In her wildly inventive debut novel, Ontario author Christine Walde begins as a girl-versus-girl-gang story, then heads deep into the psychological woods. After Walde’s unnamed narrator starts at a new school in a new town, an even newer girl, Megan, steps into the spotlight. Whereas the narrator has chosen normalcy at all costs as her survival strategy, Megan goes on the attack, firing from the lip. She’ll smoke a joint or take a slug of cherry brandy, but her drugs of choice are candy and stories. She’s a loose cannon, a firewall against the trio of diabolically perfect girls who make the narrator’s life miserable and ultimately endanger it. As the two outsiders bond, the narrator’s instinct to seek the safety of the pack fades, and she too discovers the heady power of daring to be different.
The book’s uncompromisingly adolescent focus, graphic language, and candour about sex – all utterly convincing – are bound to make some adult readers uneasy. Besides, adults don’t come off well here, many of them being too self-absorbed, sad, or addicted to see what’s happening under their noses.
Younger readers may find the stories-within-the-story complexity demanding. However, Megan’s surreal tales of sexual abuse, prostitution, and murder are shocking yet psychologically acute. They are true fables, containing verities that the normal world is unwilling to recognize.
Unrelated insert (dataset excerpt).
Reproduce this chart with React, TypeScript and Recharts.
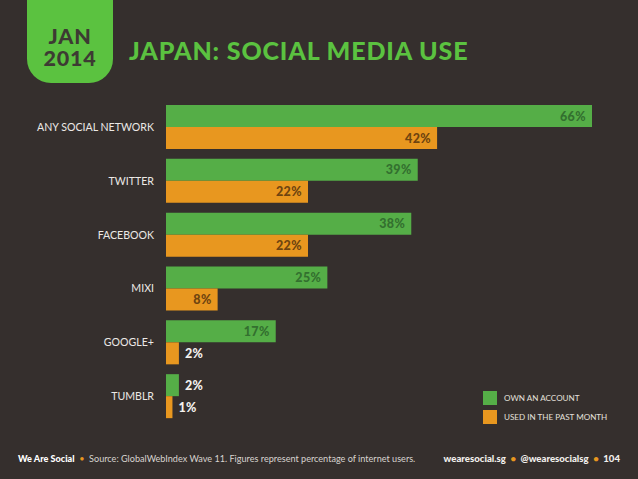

The writing is often brilliant. The end, however, is frustratingly unresolved, and a subplot about the narrator’s attraction to a strange boy who’s possibly schizophrenic is exasperating in its inconclusiveness. Could Megan herself be only a story? Is Walde messing with our minds? The Candy Darlings is mesmerizing enough to send many readers back into the book to try to decode the truth.